Richard uses the perfect word here: paralysis. I had the idea for this website more than two years ago, and yet I could never bring myself to actually start the damn thing. I second-guessed myself so often — “Who would possibly care what I have to say?” “Do I even have anything to say?” “Why don’t I just leave it to someone else? Someone smarter.” — to the point where I was almost content with daydreaming about what my website could be rather than actually realizing it. Imagining the site was exciting, but if I started it and failed, I would only have disappointment to show for it.
Richard quotes Robb Wolf, author of The Paleo Solution:
Oftentimes people strive to be perfect just so they can “fail” and give up.
Most of the time, perfection is unattainable. After years of excuses, I finally told myself there would be no “perfect” time to start a website. If you spend all your time waiting for the perfect opportunity to try something new, you’ll probably be waiting a very long time.
Fear — both of failure and success — is a paralyzing force. If you remain paralyzed, you won’t fail, but you also won’t succeed. Starting is the hardest part. For me, it was one tiny little link post. That’s it. Just a block quote and barely a sentence of commentary. But it was enough to get me started, and the second post came much easier.
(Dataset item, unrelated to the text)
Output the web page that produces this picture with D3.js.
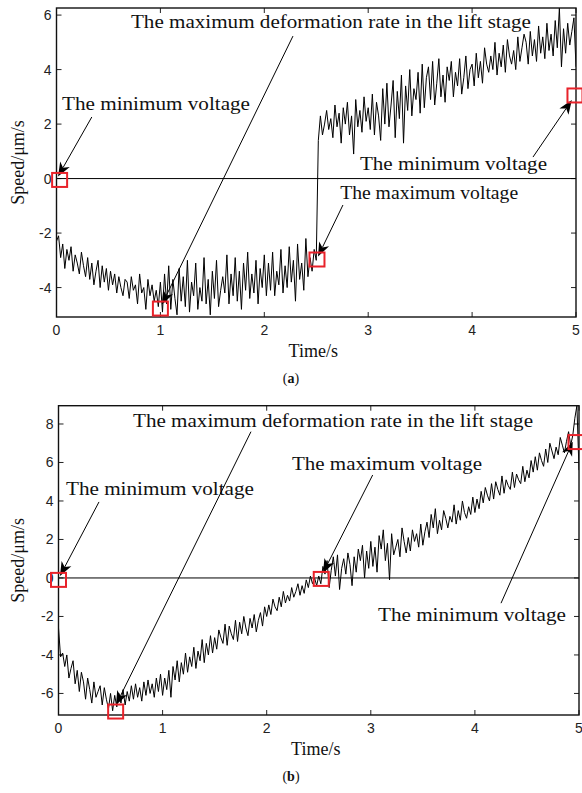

Once you’ve started, of course, you will have missteps. Richard has a great way of looking at these setbacks:
The path is always there. You can step off the path, you can go miles off, get hopelessly lost, and wander barefoot in the desert for forty years, but the path will remain, and you can always find your way back.
Again, this is essential, and it’s a comforting perspective that will help you sum up the courage to begin.
When people try to change their diet and eat healthy, and they accidentally eat a cookie at 10am, they think, “Damn. Welp, the day is shot. I’ll just start again tomorrow.”, which results in a day of junk food. There are two points here. The first is, yes, you can start again tomorrow. But starting over tomorrow everyday is not a path to success. The second point, and the better perspective to have, in my opinion, is that one cookie is not as bad as two, which aren’t as bad as three. This isn’t an excuse to have two cookies. Rather, if you step off the path, as Richard says, it’s important to recognize it immediately and step back on as soon as you can. It’s better to have one cookie than to eat an entire pizza for dinner. One unhealthy bite is better than one unhealthy meal.
Striving for perfection is a good way to go insane. Mark Sisson calls this the 80/20 Rule. The idea is that if you’re reaching your goals 80% of the time, you’re doing pretty damn well.
Even though 100% compliance isn’t the exact everyday expectation, 100% commitment is the intention.
In whatever it is you’re trying to achieve, you can’t be perfect all of the time. Missteps will happen. But if your commitment is strong, and you keep everything in perspective, it will be significantly easier to recognize that pesky 20% when it happens. You can always step back on the path; the key is, after that bite of cookie, are you going to do it tomorrow, or right now?